I'm attempting to construct a suffix trie, and due to strict requirements it must be indexed in memory.

EDIT: The problem is not the tree itself, but actually the way I was reading the file.

回答1:

If you're passing the entire text file as a single string you could easily run into an out of memory exception with your first loop!

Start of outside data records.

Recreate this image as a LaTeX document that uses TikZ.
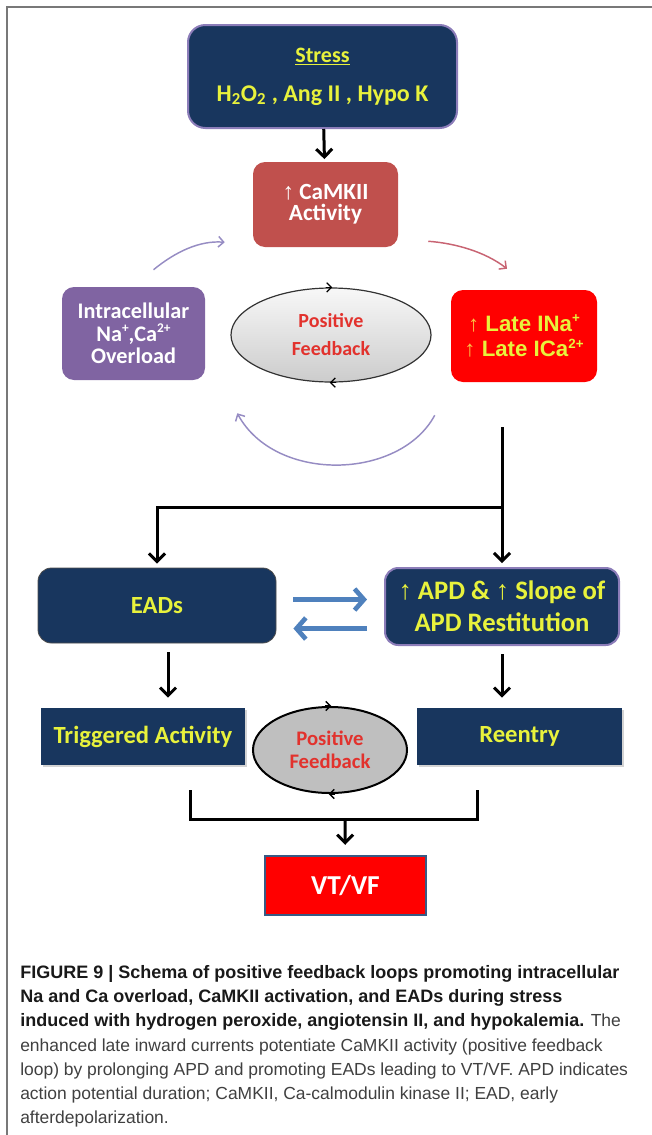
\documentclass[tikz,border=0pt]{standalone}
\usepackage{fontspec}
\setmainfont{Carlito}
\newfontfamily\arialf{Liberation Sans}
\usetikzlibrary{arrows.meta,shapes.geometric,calc,shadows}

\definecolor{navy}{RGB}{24,54,94}
\definecolor{lavender}{RGB}{140,125,185}
\definecolor{hiyellow}{RGB}{232,242,60}
\definecolor{camkred}{RGB}{192,80,77}
\definecolor{overpurple}{RGB}{128,100,162}
\definecolor{fbred}{RGB}{226,50,45}
\definecolor{arrowgold}{RGB}{250,195,70}
\definecolor{loopviolet}{RGB}{150,140,195}
\definecolor{looprose}{RGB}{200,100,115}
\definecolor{swapblue}{RGB}{79,129,189}
\definecolor{framegray}{RGB}{120,120,120}
\definecolor{captext}{RGB}{64,64,64}

\newcommand{\smallsup}[1]{\raisebox{0.38em}{\fontsize{10}{10}\selectfont #1}}
\newcommand{\capbf}[1]{{\bfseries\fontsize{13.5}{18.2}\selectfont\color{black!90}#1}}

\begin{document}
\begin{tikzpicture}[x=0.75pt,y=0.75pt,yscale=-1,
  navybox/.style={rectangle, fill=navy, text=hiyellow, align=center, font=\bfseries\fontsize{18.5}{22}\selectfont},
  blkline/.style={line width=2.25pt},
  blkarrow/.style={line width=2.25pt, -{Straight Barb[length=6pt,width=12pt]}},
  loopline/.style={line width=1.1pt, -{Straight Barb[length=4pt,width=8pt]}},
  swaparrow/.style={swapblue, line width=3.5pt, -{Straight Barb[length=7pt,width=16pt]}},
  fbtip/.style={line width=1pt, -{Straight Barb[length=3.5pt,width=7pt]}}]

\useasboundingbox (0,0) rectangle (652,1135);

%Frame
\draw [framegray, line width=1.5pt] (7,1135) -- (7,7) -- (652,7) ;

%Shape: Rounded Rect (stress)
\node [navybox, draw=lavender, line width=1.5pt, rounded corners=13pt, minimum width=201.75pt, minimum height=77.25pt, font=\bfseries\fontsize{16.5}{19}\selectfont] (stress) at (322.5,76.5) {\underline{Stress}\\[10pt]{\fontsize{18}{19}\selectfont H\textsubscript{2}O\textsubscript{2} , Ang II , Hypo K}};
%Shape: Rounded Rect (camkii)
\node [rectangle, rounded corners=9pt, fill=camkred, text=white, align=center, minimum width=108.75pt, minimum height=63.75pt, font=\bfseries\fontsize{17.4}{16}\selectfont] (camk) at (325.5,204.5) {{\arialf\mdseries ↑} CaMKII\\Activity};
%Shape: Rounded Rect (overload)
\node [rectangle, rounded corners=9pt, fill=overpurple, text=white, align=center, minimum width=107.25pt, minimum height=69.75pt, font=\bfseries\fontsize{16.7}{17}\selectfont] (intra) at (133.5,333.5) {Intracellular\\Na\smallsup{+},Ca\smallsup{2+}\\Overload};
%Shape: Ellipse
\node [ellipse, draw=black!80, line width=0.9pt, top color=gray!6, bottom color=gray!40, minimum width=150pt, minimum height=70.5pt, text=fbred, align=center, font=\bfseries\fontsize{15}{21}\selectfont] (fbtop) at (331,335) {Positive\\Feedback};
%Shape: Rounded Rect (late currents)
\node [rectangle, rounded corners=9pt, fill=red, text=hiyellow, align=center, minimum width=109.5pt, minimum height=69pt, font=\arialf\bfseries\fontsize{16.7}{19}\selectfont] (late) at (524,336) {{\mdseries\color{arrowgold}↑} Late INa\smallsup{+}\\{\mdseries\color{arrowgold}↑} Late ICa\smallsup{2+}};

\draw [fbtip] ([xshift=-4pt]fbtop.north) -- ([xshift=1pt]fbtop.north) ;
\draw [fbtip] ([xshift=4pt]fbtop.south) -- ([xshift=-1pt]fbtop.south) ;

%Curve Lines
\draw [loopline, loopviolet] ($(intra.north)+(20,-17)$) .. controls +(22,-18) and +(-25,-2) .. ($(camk.south west)+(-28,-5)$) ;
\draw [loopline, looprose] ($(camk.south east)+(30,-6)$) .. controls +(27,2) and +(-22,-17) .. ($(late.north)+(-17,-21)$) ;
\draw [loopline, loopviolet] ($(late.south west)+(-16,33)$) .. controls +(-35,65) and +(38,70) .. ($(intra.south east)+(32,33)$) ;

%Shape: Rounded Rect (eads)
\node [navybox, draw=black!70, line width=0.6pt, rounded corners=10pt, minimum width=178.5pt, minimum height=56.25pt] (ead) at (157,605.5) {EADs};
%Shape: Rounded Rect (apd)
\node [navybox, draw=lavender, line width=1.5pt, rounded corners=10pt, minimum width=175.5pt, minimum height=57.75pt, font=\bfseries\fontsize{20}{24}\selectfont] (apd) at (502,606.5) {{\arialf ↑} APD \& {\arialf ↑} Slope of\\APD Restitution};

%Straight Lines
\coordinate (trunk) at (502,427);
\coordinate (fork) at (502,507);
\draw [blkline] (trunk) -- (fork) ;
\draw [blkarrow, shorten >=3pt] (fork) -- (apd.north) ;
\draw [blkarrow, shorten >=3pt] (fork) -| (ead.north) ;
\draw [blkarrow, shorten >=2pt] (stress) -- (camk) ;

\draw [swaparrow] ($(ead.east)+(17,-6)$) -- ($(apd.west)+(-17,-7)$) ;
\draw [swaparrow] ($(apd.west)+(-17,22)$) -- ($(ead.east)+(17,23)$) ;

%Shape: Rectangle (triggered, reentry)
\node [navybox, drop shadow={opacity=0.35, shadow xshift=1.5pt, shadow yshift=-1.5pt}, minimum width=153pt, minimum height=42.75pt] (trig) at (143,736.5) {Triggered Activity};
\node [navybox, drop shadow={opacity=0.35, shadow xshift=1.5pt, shadow yshift=-1.5pt}, minimum width=153.75pt, minimum height=42.75pt] (reen) at (519.5,736.5) {Reentry};
%Shape: Ellipse
\node [ellipse, draw=black, line width=1.5pt, fill=gray!50, minimum width=115.5pt, minimum height=64.5pt, text=fbred, align=center, font=\bfseries\fontsize{15.5}{17}\selectfont] (fbbot) at (330,750) {Positive\\Feedback};
\draw [fbtip] ([xshift=-4pt]fbbot.north) -- ([xshift=1pt]fbbot.north) ;
\draw [fbtip] ([xshift=4pt]fbbot.south) -- ([xshift=-1pt]fbbot.south) ;

\draw [blkarrow] ($(ead.south)+(11,9)$) -- ($(trig.north)+(25,-10)$) ;
\draw [blkarrow] ($(apd.south)+(0,8)$) -- ($(reen.north)+(-17.5,-10)$) ;

%Shape: Rectangle (vt/vf)
\node [rectangle, fill=red, draw=swapblue!70!black, line width=0.8pt, text=white, font=\bfseries\fontsize{20.5}{22}\selectfont, minimum width=120.75pt, minimum height=44.25pt] (vt) at (345.5,885.5) {VT/VF};

\coordinate (bl) at (190,790);
\coordinate (br) at (477,790);
\coordinate (bm) at (345,819);
\draw [blkline] (bl) |- (bm) -| (br) ;
\draw [blkarrow, shorten >=8pt] (bm) -- (vt) ;

%Caption
\node [anchor=north west, align=left, inner sep=0pt, text=captext, font=\arialf\fontsize{13.1}{18.2}\selectfont] (caption) at (20,965) {%
\capbf{FIGURE 9 | Schema of positive feedback loops promoting intracellular}\\
\capbf{Na and Ca overload, CaMKII activation, and EADs during stress}\\
\capbf{induced with hydrogen peroxide, angiotensin II, and hypokalemia.} The\\
enhanced late inward currents potentiate CaMKII activity (positive feedback\\
loop) by prolonging APD and promoting EADs leading to VT/VF. APD indicates\\
action potential duration; CaMKII, Ca-calmodulin kinase II; EAD, early\\
afterdepolarization.};

\end{tikzpicture}
\end{document}
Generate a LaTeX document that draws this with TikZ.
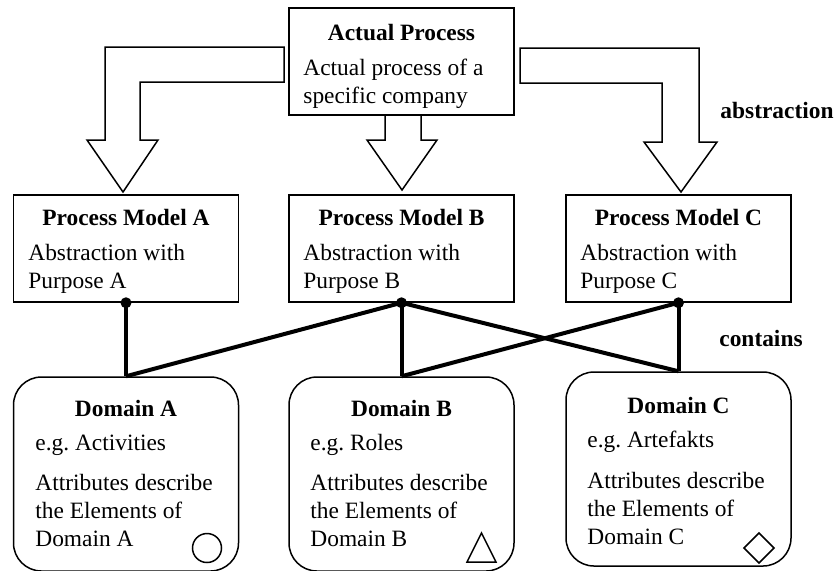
\documentclass[tikz,border=0pt]{standalone}
\usepackage{fontspec}
\setmainfont{Liberation Serif}

\begin{document}
\begin{tikzpicture}[x=0.5pt, y=-0.5pt,
  font=\fontsize{11.7}{14}\selectfont,
  pbox/.style={draw, line width=0.75pt, minimum width=112.5pt, minimum height=53.5pt, inner sep=0},
  dbox/.style={pbox, rounded corners=14pt, minimum height=97pt},
  txt/.style={align=left, inner sep=0, anchor=west},
  ttl/.style={font=\fontsize{11.7}{14}\selectfont\bfseries, inner sep=0},
  bigarrow/.style={draw, line width=0.75pt, line join=miter},
  link/.style={line width=2pt},
  dot/.style={circle, fill, inner sep=0, minimum size=5.5pt}]
  \useasboundingbox (0,0) rectangle (834,570);

  % boxes
  \node [pbox] (actual) at (401.5,61.5) {};
  \node [pbox] (pmA) at (126,248.5) {};
  \node [pbox] (pmB) at (401.5,248.5) {};
  \node [pbox] (pmC) at (678.5,248.5) {};
  \node [dbox] (domA) at (126,474) {};
  \node [dbox] (domB) at (401.5,474) {};
  \node [dbox] (domC) at (678.5,469) {};

  % texts
  \node [ttl] (actualT) at (401.5,33) {Actual Process};
  \node [txt] (actualX) at (303,83.5) {Actual process of a\\specific company};
  \node [ttl] (pmAT) at (126,217) {Process Model A};
  \node [txt] (pmAX) at (28,269) {Abstraction with\\Purpose A};
  \node [ttl] (pmBT) at (401.5,217) {Process Model B};
  \node [txt] (pmBX) at (303,269) {Abstraction with\\Purpose B};
  \node [ttl] (pmCT) at (678.5,217) {Process Model C};
  \node [txt] (pmCX) at (580,269) {Abstraction with\\Purpose C};
  \node [ttl] (domAT) at (126,408) {Domain A};
  \node [txt] (domAE) at (35,445) {e.g.\ Activities};
  \node [txt] (domAX) at (35,510) {Attributes describe\\the Elements of\\Domain A};
  \node [ttl] (domBT) at (401.5,408) {Domain B};
  \node [txt] (domBE) at (310,445) {e.g.\ Roles};
  \node [txt] (domBX) at (310,510) {Attributes describe\\the Elements of\\Domain B};
  \node [ttl] (domCT) at (678.5,405) {Domain C};
  \node [txt] (domCE) at (587,442) {e.g.\ Artefakts};
  \node [txt] (domCX) at (587,508) {Attributes describe\\the Elements of\\Domain C};
  \node [ttl] (abstr) at (777,110) {abstraction};
  \node [ttl] (cont) at (761,338) {contains};

  % abstraction arrows
  \draw [bigarrow] (284,47) -- (105,47) -- (105,140) -- (87,140) -- (123,192)
    -- (158,140) -- (140,140) -- (140,82) -- (284,82) -- cycle;
  \draw [bigarrow] (385,115) -- (385,140) -- (367,140) -- (402,190)
    -- (437,140) -- (421,140) -- (421,115);
  \draw [bigarrow] (520,48) -- (699,48) -- (699,142) -- (717,142) -- (681,192)
    -- (644,142) -- (662,142) -- (662,83) -- (520,83) -- cycle;

  % contains links
  \draw [link] (pmA.south) -- (domA.north);
  \draw [link] (pmB.south) -- (domA.north);
  \draw [link] (pmB.south) -- (domB.north);
  \draw [link] (pmB.south) -- (domC.north);
  \draw [link] (pmC.south) -- (domC.north);
  \draw [link] (pmC.south) -- (domB.north);
  \node [dot] (dotA) at (pmA.south) {};
  \node [dot] (dotB) at (pmB.south) {};
  \node [dot] (dotC) at (pmC.south) {};

  % element marks
  \draw [line width=0.75pt] (207,548) circle [radius=7.25pt];
  \draw [line width=0.75pt] (467,562) -- (496,562) -- (481.5,533) -- cycle;
  \draw [line width=0.75pt] (744,548) -- (759,533) -- (774,548) -- (759,563) -- cycle;
\end{tikzpicture}
\end{document}
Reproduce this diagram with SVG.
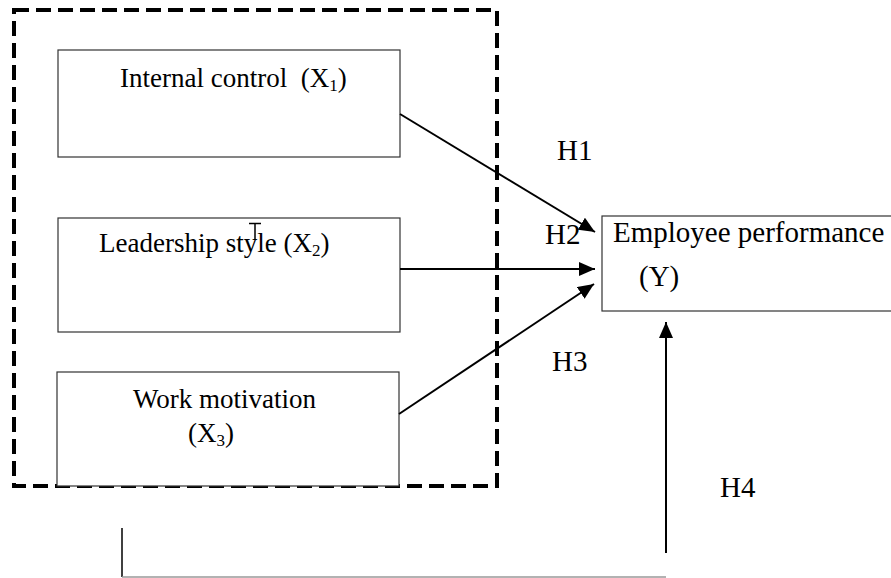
<svg xmlns="http://www.w3.org/2000/svg" width="891" height="578" viewBox="0 0 891 578">
<style>
.box{fill:#fff;stroke:#333;stroke-width:1.2}
.t{font-family:"Liberation Serif","Times New Roman",serif;font-size:27px;fill:#000}
.big{font-size:29px}
.sub{font-size:17px}
.conn{stroke:#000;stroke-width:2;fill:none}
</style>
<defs>
<marker id="ah" markerUnits="userSpaceOnUse" markerWidth="17" markerHeight="14" refX="16" refY="7" orient="auto">
<path d="M0,0 L16,7 L0,14 z" fill="#000"/>
</marker>
</defs>
<rect width="891" height="578" fill="#fff"/>
<g id="group-frame">
<rect x="14" y="10" width="483" height="476" fill="none" stroke="#000" stroke-width="4" stroke-dasharray="15,7"/>
</g>
<g id="node-x1">
<rect class="box" x="58" y="50" width="342" height="107"/>
<text class="t" x="120" y="87">Internal control &#160;(X<tspan class="sub" dy="4">1</tspan><tspan dy="-4">)</tspan></text>
</g>
<g id="node-x2">
<rect class="box" x="58" y="218" width="342" height="114"/>
<text class="t" x="99" y="252">Leadership style (X<tspan class="sub" dy="4">2</tspan><tspan dy="-4">)</tspan></text>
<path d="M249,223.5 H261 M255,223.5 V240" stroke="#000" stroke-width="1.5" fill="none"/>
</g>
<g id="node-x3">
<rect class="box" x="57" y="372" width="342" height="114"/>
<text class="t" x="133" y="408">Work motivation</text>
<text class="t" x="188" y="442">(X<tspan class="sub" dy="4">3</tspan><tspan dy="-4">)</tspan></text>
</g>
<g id="node-y">
<rect class="box" x="602" y="216" width="292" height="95"/>
<text class="t big" x="613" y="242">Employee performance</text>
<text class="t big" x="639" y="286">(Y)</text>
</g>
<g id="connectors">
<line class="conn" x1="400" y1="114" x2="595" y2="232" marker-end="url(#ah)"/>
<line class="conn" x1="400" y1="269" x2="595" y2="269" marker-end="url(#ah)"/>
<line class="conn" x1="399" y1="414" x2="594" y2="284" marker-end="url(#ah)"/>
<line class="conn" x1="666" y1="553" x2="666" y2="322" marker-end="url(#ah)"/>
<line x1="122" y1="528" x2="122" y2="577" stroke="#000" stroke-width="1.5"/>
<line x1="122" y1="577" x2="666" y2="577" stroke="#999" stroke-width="1.5"/>
</g>
<g id="labels">
<text class="t big" x="557" y="160">H1</text>
<text class="t big" x="545" y="244">H2</text>
<text class="t big" x="552" y="371">H3</text>
<text class="t big" x="720" y="497">H4</text>
</g>
</svg>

// imagine if s.Length was 100k or so
for (int i = 0; i < s.Length; i++)
{
    AddString(s.Substring(i, s.Length-i));
}

When reading the file to construct the trie, you'll need to split each line and probably normalize the characters:

string line;
while (null != (line = reader.ReadLine()))
{
    string[] parts = line.Split(' ', ',', '.', '!', '\t', '?'); // naive
    foreach (string part in parts)
    {
        if (part.Length > 0)
        {
            // make each string uppercase so as to avoid Hello and hello being
            // two trie entries
            trie.AddSuffix(part.ToUpperInvariant());
        }
    }
}

For example (on the output from dir /b c:\windows):

A
 D
  D
   I
    N
     S
  E
   D
 P
  P
   C
    O
     M
      P
       A
        T
   P
    A
     T
      C
       H
...

To appropriately handle larger files, a more compact trie structure would be desirable. I would just have unshared suffixes stored in a separate dictionary:

// If you add a character, but there is no entry in m_children
// just park the tail end of it here
Dictionary<char, string> m_tails;

You would then move the per character logic to your AddString of the SuffixNode:

public void AddString(string s)
{
    if (s.Length == 0) return;

    char c = s[0];
    if (m_children.ContainsKey(c))
    {
        if (s.Length > 1) m_children[c].AddString(s.Substring(1));
    }
    else if (m_tails.ContainsKey(c))
    {
        SuffixNode node = new SuffixNode();
        node.AddString(m_tails[c]);
        if (s.Length > 1) node.AddString(s.Substring(1));

        m_children.Add(c, node);
        m_tails.Remove(c);
    }
    else
    {
        m_tails.Add(c, s.Length > 1 ? s.Substring(1) : "");
    }
}

Now you have a much more compact version of the trie, which will greatly decrease the number of child SuffixNodes created for any given corpus. Returning to the dir /b c:\windows example, we can see a practical reduction in nodes:

A
 P
  P
   COMPAT
   PATCH
  I
 T
  I
   O
    N
     S
...

At this point your trie has a more efficient representation. You're left with determining how to deal with terminal node representations in order to ensure lookups are accurate.